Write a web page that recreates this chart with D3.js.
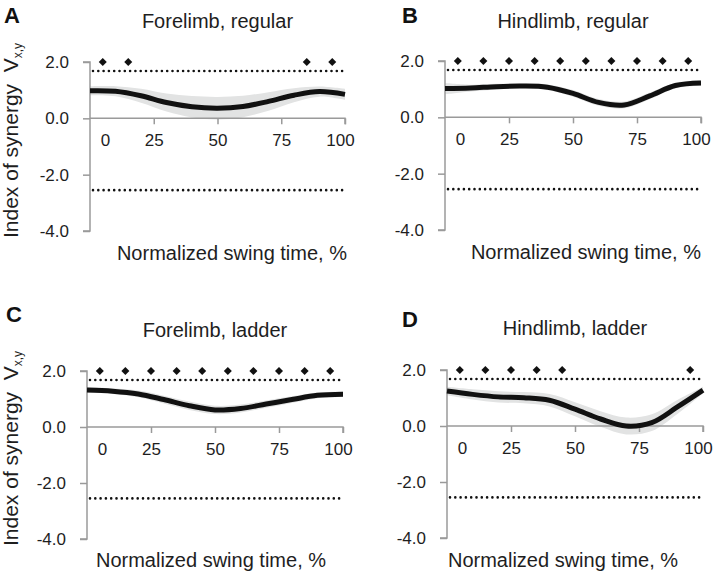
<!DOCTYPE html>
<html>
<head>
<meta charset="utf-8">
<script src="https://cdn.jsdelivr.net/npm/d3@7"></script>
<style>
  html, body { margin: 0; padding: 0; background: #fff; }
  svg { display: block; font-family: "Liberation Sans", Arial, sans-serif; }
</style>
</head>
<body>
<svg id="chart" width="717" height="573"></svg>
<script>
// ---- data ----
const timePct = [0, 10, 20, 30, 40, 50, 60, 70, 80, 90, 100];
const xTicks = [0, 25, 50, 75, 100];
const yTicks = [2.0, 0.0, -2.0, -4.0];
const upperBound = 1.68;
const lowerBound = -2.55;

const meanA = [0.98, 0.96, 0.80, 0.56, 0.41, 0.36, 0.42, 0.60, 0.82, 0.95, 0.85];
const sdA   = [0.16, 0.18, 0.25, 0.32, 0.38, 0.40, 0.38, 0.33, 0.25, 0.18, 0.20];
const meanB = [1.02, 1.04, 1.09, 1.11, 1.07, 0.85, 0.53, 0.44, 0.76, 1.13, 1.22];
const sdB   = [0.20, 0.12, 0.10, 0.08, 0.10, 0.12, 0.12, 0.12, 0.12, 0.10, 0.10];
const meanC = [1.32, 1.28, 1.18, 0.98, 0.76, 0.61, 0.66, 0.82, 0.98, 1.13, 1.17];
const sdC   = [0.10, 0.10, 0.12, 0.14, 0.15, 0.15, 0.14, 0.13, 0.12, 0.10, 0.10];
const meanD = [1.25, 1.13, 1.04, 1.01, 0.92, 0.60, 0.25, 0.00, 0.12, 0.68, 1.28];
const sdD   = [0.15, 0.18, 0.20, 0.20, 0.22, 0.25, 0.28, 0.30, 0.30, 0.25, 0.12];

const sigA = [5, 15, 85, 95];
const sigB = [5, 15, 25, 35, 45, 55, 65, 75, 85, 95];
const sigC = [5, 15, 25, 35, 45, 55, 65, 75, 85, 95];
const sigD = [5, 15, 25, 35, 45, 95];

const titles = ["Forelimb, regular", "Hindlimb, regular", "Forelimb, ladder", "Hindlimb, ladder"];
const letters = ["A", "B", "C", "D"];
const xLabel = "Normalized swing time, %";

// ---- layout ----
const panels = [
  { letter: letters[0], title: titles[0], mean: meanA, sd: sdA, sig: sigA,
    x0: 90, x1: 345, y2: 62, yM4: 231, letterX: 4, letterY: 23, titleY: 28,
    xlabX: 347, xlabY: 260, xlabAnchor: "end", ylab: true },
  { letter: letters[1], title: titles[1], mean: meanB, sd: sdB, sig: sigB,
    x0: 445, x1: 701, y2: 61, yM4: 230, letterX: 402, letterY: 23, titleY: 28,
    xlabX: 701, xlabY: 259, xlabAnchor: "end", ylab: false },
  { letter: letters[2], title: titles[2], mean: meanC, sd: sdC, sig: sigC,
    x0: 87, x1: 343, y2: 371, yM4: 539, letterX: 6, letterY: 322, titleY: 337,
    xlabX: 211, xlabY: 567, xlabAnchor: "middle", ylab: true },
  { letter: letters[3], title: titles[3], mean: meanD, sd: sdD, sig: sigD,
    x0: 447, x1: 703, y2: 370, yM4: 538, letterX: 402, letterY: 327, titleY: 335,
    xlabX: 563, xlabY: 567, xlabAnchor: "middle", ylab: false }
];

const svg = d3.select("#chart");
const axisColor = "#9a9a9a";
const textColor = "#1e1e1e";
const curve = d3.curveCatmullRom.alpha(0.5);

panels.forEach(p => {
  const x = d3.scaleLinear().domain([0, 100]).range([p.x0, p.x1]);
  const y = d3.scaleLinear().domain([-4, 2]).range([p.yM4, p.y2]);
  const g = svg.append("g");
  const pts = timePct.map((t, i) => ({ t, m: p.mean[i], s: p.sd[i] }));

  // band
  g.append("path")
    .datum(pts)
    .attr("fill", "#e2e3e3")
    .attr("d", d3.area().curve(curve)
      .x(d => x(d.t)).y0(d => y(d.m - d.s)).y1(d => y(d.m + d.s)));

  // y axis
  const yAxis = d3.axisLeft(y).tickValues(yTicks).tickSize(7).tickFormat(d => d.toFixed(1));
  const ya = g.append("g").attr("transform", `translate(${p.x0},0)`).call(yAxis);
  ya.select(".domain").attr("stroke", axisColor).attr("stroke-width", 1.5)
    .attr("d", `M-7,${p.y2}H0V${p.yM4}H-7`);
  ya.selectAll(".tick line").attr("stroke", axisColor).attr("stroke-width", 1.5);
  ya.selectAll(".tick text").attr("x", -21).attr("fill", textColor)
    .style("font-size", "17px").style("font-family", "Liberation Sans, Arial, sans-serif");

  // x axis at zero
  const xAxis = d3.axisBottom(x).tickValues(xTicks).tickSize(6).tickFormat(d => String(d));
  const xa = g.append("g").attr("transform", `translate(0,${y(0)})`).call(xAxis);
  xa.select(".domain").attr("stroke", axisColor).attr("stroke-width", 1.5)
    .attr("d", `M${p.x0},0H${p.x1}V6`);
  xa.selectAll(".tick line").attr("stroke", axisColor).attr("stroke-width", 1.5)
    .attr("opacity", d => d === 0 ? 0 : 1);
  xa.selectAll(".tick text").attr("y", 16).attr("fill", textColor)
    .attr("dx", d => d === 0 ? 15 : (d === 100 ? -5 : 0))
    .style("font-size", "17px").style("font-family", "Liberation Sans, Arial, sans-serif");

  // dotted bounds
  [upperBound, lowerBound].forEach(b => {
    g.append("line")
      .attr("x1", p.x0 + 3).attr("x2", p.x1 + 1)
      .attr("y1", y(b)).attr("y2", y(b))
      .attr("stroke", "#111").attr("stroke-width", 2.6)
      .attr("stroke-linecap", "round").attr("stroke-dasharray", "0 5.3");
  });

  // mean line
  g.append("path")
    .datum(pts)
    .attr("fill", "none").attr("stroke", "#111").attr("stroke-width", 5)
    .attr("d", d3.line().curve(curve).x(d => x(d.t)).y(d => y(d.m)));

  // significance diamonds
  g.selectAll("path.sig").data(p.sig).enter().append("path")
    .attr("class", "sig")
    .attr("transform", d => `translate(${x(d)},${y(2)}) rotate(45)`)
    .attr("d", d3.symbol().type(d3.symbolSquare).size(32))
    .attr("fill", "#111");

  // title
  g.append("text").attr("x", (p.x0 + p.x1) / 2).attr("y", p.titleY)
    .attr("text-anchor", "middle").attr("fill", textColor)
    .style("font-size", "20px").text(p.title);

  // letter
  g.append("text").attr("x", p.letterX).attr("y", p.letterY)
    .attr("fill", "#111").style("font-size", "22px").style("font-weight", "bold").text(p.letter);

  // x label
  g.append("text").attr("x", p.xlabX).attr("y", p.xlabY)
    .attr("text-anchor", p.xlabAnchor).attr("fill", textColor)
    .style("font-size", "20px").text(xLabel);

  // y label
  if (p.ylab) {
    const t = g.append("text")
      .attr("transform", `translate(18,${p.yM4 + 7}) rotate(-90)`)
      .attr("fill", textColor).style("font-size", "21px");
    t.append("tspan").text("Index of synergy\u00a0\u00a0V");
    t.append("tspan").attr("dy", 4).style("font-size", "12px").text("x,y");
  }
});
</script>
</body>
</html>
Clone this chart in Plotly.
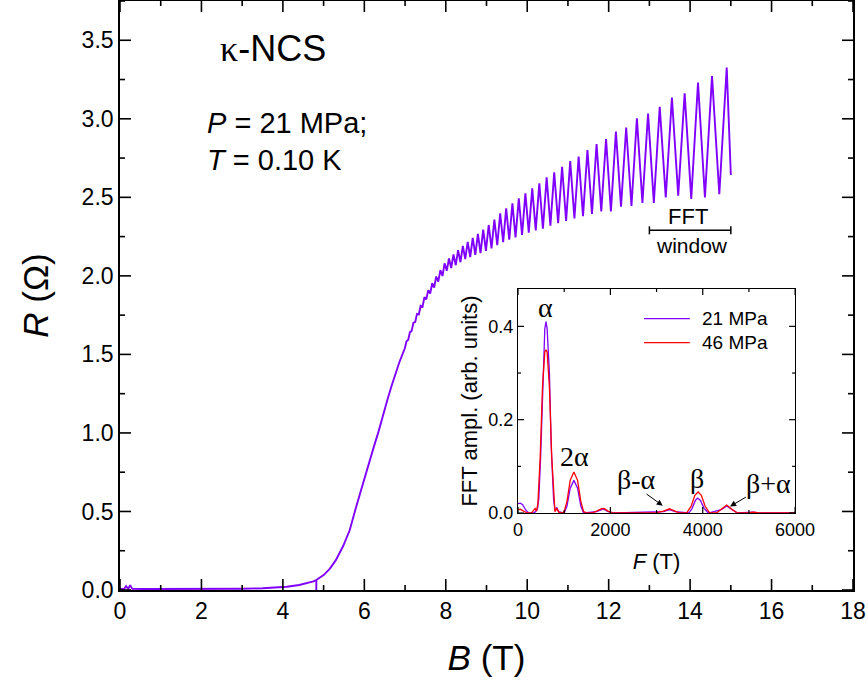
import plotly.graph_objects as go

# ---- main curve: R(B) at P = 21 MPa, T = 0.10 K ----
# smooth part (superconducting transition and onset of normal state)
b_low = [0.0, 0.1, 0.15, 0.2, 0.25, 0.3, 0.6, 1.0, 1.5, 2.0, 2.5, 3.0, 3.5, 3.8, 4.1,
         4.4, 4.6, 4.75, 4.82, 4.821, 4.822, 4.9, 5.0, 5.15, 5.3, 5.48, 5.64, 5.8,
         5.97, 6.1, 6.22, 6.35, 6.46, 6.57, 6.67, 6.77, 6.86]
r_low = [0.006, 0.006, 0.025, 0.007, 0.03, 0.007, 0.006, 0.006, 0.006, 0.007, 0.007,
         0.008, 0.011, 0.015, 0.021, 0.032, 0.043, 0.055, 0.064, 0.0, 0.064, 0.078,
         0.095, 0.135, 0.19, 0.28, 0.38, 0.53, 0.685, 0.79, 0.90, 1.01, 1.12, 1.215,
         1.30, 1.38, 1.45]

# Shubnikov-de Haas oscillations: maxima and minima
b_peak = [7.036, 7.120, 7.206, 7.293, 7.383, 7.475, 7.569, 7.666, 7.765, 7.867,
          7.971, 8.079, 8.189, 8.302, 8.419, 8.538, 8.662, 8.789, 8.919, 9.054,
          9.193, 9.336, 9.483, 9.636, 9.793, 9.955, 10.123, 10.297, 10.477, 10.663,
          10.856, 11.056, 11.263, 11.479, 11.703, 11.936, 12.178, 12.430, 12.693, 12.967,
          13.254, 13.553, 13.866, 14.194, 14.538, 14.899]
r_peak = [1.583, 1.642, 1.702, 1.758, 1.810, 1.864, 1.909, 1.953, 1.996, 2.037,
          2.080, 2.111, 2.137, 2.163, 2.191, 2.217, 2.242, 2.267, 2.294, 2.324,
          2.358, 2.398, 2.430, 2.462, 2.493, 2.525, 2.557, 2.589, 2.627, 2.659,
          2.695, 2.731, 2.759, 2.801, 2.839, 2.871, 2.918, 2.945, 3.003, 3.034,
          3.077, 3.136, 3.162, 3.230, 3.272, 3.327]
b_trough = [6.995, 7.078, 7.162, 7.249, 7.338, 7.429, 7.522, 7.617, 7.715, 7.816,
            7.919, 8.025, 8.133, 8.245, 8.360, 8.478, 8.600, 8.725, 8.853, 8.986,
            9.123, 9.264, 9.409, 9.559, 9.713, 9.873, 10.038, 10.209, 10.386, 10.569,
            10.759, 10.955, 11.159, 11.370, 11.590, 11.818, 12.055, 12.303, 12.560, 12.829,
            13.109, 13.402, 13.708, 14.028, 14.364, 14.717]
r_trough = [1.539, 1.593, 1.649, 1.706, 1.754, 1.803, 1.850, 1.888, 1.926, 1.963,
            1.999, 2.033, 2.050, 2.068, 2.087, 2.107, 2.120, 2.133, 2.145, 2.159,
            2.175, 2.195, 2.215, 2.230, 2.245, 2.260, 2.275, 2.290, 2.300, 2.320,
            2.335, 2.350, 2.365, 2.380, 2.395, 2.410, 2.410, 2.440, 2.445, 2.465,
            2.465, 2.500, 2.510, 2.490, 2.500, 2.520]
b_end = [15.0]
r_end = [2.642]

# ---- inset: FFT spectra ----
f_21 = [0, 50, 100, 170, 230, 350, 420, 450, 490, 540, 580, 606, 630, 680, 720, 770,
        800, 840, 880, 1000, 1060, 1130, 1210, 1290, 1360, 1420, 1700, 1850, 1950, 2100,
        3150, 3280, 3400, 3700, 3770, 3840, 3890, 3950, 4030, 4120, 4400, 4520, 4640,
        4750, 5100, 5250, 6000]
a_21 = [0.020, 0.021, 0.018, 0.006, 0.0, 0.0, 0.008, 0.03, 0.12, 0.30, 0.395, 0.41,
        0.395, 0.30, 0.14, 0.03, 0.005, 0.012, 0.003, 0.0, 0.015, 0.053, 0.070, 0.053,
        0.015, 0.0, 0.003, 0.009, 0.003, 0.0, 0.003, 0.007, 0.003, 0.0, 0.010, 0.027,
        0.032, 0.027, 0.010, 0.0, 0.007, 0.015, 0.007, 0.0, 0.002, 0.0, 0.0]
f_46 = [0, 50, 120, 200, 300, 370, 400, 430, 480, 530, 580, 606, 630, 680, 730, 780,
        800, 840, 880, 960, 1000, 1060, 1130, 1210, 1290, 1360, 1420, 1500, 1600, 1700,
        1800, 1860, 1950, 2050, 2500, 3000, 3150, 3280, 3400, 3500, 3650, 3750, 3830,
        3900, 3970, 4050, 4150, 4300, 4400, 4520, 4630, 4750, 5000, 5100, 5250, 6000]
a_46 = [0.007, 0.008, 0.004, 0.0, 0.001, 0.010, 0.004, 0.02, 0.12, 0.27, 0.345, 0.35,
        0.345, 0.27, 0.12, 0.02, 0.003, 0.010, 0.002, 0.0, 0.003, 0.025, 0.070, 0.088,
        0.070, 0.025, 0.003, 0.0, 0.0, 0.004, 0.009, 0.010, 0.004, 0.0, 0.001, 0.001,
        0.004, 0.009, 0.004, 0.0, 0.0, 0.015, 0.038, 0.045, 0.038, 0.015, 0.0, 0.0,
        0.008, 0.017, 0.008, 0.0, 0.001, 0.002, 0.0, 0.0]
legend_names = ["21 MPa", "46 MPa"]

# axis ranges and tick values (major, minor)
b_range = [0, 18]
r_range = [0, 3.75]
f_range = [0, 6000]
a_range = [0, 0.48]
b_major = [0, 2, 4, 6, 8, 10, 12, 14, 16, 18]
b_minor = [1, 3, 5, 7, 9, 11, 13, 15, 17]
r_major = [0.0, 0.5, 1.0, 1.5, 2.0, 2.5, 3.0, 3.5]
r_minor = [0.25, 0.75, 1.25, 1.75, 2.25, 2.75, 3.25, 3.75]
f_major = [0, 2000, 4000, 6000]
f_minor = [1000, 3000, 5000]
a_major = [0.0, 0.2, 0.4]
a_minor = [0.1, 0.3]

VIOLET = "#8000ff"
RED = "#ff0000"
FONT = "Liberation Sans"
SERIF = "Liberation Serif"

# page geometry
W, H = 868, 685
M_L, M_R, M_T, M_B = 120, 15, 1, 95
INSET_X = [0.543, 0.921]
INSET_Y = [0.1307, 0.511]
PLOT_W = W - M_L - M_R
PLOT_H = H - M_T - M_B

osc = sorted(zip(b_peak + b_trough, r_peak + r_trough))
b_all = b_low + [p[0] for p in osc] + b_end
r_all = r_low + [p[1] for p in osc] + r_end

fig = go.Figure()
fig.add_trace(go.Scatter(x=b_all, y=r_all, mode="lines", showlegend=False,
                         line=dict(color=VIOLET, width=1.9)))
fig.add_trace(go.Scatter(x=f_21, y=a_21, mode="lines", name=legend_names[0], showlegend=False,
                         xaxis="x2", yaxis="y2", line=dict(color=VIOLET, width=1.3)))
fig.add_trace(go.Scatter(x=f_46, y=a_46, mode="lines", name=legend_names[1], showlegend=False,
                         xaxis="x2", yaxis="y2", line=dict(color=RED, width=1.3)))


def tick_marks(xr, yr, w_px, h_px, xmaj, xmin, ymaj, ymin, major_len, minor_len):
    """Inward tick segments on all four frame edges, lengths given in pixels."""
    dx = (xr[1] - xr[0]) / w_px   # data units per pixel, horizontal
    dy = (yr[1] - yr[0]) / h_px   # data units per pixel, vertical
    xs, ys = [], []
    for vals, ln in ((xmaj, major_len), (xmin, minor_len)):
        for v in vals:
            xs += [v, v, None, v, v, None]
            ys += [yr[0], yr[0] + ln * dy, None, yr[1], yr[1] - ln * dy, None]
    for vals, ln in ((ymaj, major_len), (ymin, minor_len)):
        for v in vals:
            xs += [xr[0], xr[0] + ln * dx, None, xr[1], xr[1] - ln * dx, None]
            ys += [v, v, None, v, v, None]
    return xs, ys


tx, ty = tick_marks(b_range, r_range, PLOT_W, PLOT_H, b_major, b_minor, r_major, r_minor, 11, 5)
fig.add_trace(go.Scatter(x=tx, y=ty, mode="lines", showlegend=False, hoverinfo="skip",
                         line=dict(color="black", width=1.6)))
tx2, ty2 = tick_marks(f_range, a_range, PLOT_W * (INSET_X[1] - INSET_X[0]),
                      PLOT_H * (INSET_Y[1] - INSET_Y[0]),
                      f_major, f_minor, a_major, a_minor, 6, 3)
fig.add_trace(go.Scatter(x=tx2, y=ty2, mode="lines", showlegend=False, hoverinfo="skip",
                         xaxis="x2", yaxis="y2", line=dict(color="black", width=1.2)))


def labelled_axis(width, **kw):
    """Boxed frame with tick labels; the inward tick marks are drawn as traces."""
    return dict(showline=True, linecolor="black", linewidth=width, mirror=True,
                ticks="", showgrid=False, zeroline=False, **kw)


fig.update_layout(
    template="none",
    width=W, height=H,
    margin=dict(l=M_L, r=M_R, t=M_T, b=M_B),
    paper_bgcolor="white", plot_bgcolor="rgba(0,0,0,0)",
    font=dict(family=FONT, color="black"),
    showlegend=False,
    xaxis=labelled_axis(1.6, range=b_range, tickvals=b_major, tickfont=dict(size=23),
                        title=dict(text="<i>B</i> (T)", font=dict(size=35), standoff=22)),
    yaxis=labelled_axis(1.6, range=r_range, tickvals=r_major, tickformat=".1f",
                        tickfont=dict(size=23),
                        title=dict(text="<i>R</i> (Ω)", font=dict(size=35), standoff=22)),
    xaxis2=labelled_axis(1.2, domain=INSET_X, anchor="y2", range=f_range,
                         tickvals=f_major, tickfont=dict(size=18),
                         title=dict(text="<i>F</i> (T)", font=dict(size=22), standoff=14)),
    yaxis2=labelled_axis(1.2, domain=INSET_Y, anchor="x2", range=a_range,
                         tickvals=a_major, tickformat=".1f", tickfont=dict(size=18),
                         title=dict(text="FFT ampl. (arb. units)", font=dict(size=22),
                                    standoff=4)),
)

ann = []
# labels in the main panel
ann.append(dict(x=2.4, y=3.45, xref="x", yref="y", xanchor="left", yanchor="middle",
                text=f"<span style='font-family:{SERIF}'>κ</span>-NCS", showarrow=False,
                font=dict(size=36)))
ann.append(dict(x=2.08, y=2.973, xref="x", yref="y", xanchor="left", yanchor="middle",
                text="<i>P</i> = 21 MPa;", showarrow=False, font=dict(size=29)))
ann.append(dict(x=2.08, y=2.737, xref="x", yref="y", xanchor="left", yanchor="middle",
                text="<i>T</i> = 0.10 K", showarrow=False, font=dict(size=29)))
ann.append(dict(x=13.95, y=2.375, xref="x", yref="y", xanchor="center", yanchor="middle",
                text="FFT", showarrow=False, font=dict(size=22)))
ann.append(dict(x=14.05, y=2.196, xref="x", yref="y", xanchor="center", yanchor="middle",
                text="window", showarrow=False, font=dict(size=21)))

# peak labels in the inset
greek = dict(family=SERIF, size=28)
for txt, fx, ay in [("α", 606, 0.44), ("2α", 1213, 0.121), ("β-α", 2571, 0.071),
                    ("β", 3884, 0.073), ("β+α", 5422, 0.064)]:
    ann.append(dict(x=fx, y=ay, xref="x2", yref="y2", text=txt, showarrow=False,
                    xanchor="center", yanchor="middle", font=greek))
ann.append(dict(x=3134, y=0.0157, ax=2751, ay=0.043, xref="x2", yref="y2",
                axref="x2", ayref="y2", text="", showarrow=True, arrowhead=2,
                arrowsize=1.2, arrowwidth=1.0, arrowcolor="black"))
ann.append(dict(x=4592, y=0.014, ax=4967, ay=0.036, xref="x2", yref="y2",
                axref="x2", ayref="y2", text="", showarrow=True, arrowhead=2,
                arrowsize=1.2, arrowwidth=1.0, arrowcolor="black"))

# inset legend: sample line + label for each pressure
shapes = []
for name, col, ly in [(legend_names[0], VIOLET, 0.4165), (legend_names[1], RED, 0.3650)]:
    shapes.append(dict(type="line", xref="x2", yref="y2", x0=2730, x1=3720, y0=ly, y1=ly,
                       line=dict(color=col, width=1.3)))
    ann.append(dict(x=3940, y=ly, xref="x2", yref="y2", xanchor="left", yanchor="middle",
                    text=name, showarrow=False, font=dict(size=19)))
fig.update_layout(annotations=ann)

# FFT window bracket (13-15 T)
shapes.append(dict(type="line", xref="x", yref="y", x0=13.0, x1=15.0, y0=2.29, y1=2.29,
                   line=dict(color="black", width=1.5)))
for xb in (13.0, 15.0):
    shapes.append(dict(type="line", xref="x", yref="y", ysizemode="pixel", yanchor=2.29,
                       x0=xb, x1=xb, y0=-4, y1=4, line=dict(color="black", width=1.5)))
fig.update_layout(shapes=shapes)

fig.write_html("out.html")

▶ THE PROBLEM:
Reproduce the entries exactly, from the line with "Clone this chart in Plotly." to the line with "import plotly.graph_objects as go", both lines included, keeping no pictures.

▶ TASK SOLUTION:
Clone this chart in Plotly.
import plotly.graph_objects as go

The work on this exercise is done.